● Stated goal:
Exactly the lines from the start of the data below through the line that contains "ax.yaxis.set_minor_locator(MultipleLocator(0.05))" are to be copied, with pictures left out.

● Data lines:

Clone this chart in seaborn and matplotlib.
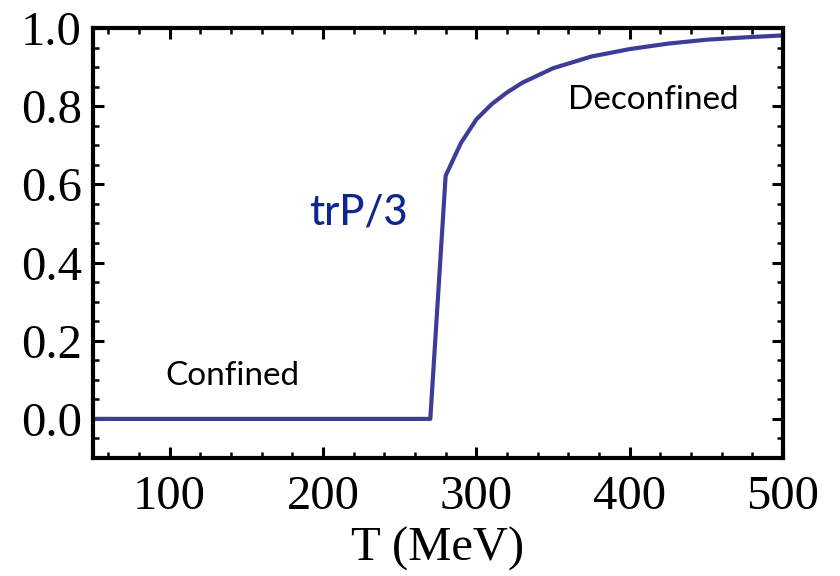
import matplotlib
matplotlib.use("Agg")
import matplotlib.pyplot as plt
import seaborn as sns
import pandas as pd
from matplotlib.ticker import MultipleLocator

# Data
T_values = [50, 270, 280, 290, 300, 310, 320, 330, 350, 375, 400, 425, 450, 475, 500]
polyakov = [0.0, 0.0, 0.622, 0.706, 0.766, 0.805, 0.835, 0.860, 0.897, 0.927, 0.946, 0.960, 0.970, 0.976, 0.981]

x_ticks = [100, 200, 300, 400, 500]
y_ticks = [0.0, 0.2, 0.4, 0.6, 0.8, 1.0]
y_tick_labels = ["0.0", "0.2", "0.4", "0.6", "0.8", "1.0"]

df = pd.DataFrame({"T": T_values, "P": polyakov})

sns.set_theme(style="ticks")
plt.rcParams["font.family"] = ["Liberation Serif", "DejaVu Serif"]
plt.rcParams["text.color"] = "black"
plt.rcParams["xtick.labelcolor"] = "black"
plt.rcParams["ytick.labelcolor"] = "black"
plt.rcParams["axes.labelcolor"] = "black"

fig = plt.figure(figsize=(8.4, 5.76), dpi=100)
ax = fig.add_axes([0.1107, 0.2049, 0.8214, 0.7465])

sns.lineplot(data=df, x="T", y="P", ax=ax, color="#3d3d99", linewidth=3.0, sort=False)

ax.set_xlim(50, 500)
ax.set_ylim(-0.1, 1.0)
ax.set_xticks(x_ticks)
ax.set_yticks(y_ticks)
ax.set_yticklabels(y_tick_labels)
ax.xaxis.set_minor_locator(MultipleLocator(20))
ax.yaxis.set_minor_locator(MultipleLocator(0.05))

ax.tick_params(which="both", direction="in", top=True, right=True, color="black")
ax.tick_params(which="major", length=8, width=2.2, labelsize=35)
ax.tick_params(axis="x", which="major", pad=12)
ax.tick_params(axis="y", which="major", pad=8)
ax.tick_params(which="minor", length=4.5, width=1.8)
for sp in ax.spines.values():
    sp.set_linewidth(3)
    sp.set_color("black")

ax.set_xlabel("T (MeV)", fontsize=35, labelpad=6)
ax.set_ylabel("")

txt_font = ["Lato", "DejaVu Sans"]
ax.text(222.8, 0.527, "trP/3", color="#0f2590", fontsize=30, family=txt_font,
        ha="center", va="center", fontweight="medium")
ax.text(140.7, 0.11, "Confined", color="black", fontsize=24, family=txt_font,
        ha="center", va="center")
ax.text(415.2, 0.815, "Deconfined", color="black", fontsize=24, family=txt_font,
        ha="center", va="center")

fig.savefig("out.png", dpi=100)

● Final result:
Clone this chart in seaborn and matplotlib.
import matplotlib
matplotlib.use("Agg")
import matplotlib.pyplot as plt
import seaborn as sns
import pandas as pd
from matplotlib.ticker import MultipleLocator

# Data
T_values = [50, 270, 280, 290, 300, 310, 320, 330, 350, 375, 400, 425, 450, 475, 500]
polyakov = [0.0, 0.0, 0.622, 0.706, 0.766, 0.805, 0.835, 0.860, 0.897, 0.927, 0.946, 0.960, 0.970, 0.976, 0.981]

x_ticks = [100, 200, 300, 400, 500]
y_ticks = [0.0, 0.2, 0.4, 0.6, 0.8, 1.0]
y_tick_labels = ["0.0", "0.2", "0.4", "0.6", "0.8", "1.0"]

df = pd.DataFrame({"T": T_values, "P": polyakov})

sns.set_theme(style="ticks")
plt.rcParams["font.family"] = ["Liberation Serif", "DejaVu Serif"]
plt.rcParams["text.color"] = "black"
plt.rcParams["xtick.labelcolor"] = "black"
plt.rcParams["ytick.labelcolor"] = "black"
plt.rcParams["axes.labelcolor"] = "black"

fig = plt.figure(figsize=(8.4, 5.76), dpi=100)
ax = fig.add_axes([0.1107, 0.2049, 0.8214, 0.7465])

sns.lineplot(data=df, x="T", y="P", ax=ax, color="#3d3d99", linewidth=3.0, sort=False)

ax.set_xlim(50, 500)
ax.set_ylim(-0.1, 1.0)
ax.set_xticks(x_ticks)
ax.set_yticks(y_ticks)
ax.set_yticklabels(y_tick_labels)
ax.xaxis.set_minor_locator(MultipleLocator(20))
ax.yaxis.set_minor_locator(MultipleLocator(0.05))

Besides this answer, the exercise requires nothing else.